A question may arise as to whether a female mujtahid can be the most learned (a’lam) in her era, surpassing all male and female mujtahids in knowledge. The response is affirmative: it possesses both essential and occurrent possibility. Although, due to various conditions and factors, this has not yet occurred, there is no doubt regarding the fundamental possibility of the matter, no impediment exists, and no one has opposed it.

Another potential question is whether a woman who has reached the stage of fiqh mastery can act upon her own opinions—that is, having attained ijtihad (whether as the most learned or otherwise) and wishing to cease taqlid in favor of following her own views. The answer is that it is not only permissible but obligatory, and no mujtahid has ever contested this.

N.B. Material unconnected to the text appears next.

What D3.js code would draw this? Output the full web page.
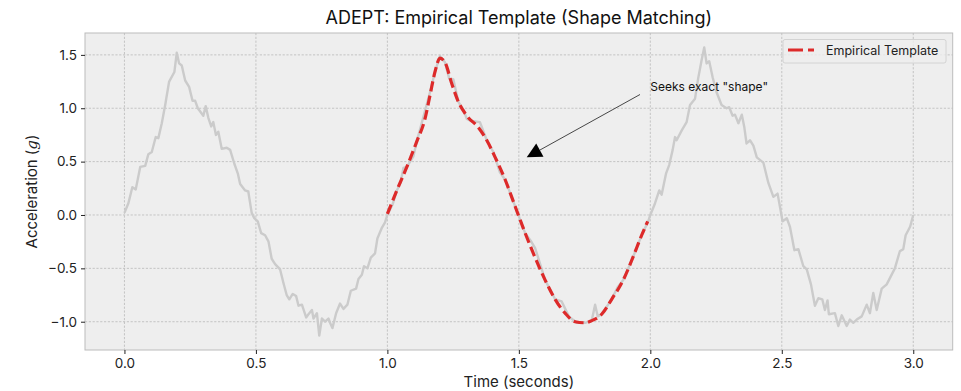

The subsequent issue concerns whether others may perform taqlid of her. Here, the following clarification is necessary: ijtihad confers three attributes upon the individual: first, the permissibility of issuing fatwas; second, the permissibility of adjudicating disputes among people; and third, governance and societal administration to the extent of hisbah.

As for the permissibility of others performing taqlid of a female mujtahid, there appears to be no issue; however, in matters of hudud, qisas, and diyat—since these entail guardianship of the woman over others—according to narrations, it is impermissible.

The second question pertains to whether her administration of governance is permissible. The response is that the faqih, according to all theories of governance, can administer society. If we accept the theory of the author of Jawahir concerning the absolute guardianship of the faqih, she can administer society in accordance with shar’i rulings. If we adhere to the theory of the guardianship of the faqih as propounded by the Imam (Khomeini), which holds that the faqih may act based on maslahah and even suspend primary rulings, the faqih still possesses such authority. Likewise, under Shahid Sadr’s theory of the “zone of vacuum,” she could govern and even alter rulings. However, governance entails guardianship of women over others, including men, and since numerous narrations negate this guardianship, we cannot uphold the permissibility of women’s governance.

Another inquiry concerns the permissibility of adjudication by a female mujtahid. Here, we encounter a difficulty: narrations employ the term “rijal” (men), and on this basis, we cannot accept the permissibility of women’s adjudication. Evidences for shared rulings between women and men, being conceptual (lubbi), require restriction to their certain scope; thus, resorting to them cannot establish the permissibility of women’s adjudication akin to men’s. Consequently, women’s adjudication remains problematic. We do not comprehend the underlying philosophy of many rulings, and here too, there may be a rationale reflected in diverse narrations stipulating that adjudication be performed by men and cautioning against entrusting men’s guardianship to women. Nevertheless, this cannot be labeled as violence against women or deemed indicative of a male-oriented fiqh.

In conclusion, a woman can become a mujtahid, and others may perform taqlid of her; however, she lacks guardianship over adjudication and societal administration. The grounds for this impermissibility are the plentiful narrative evidences on the subject, rather than any intentional revocation of this guardianship by male jurists. It seems that such allegations arise from remnants of feminist thought in certain minds; otherwise, no such disposition is evident among jurists.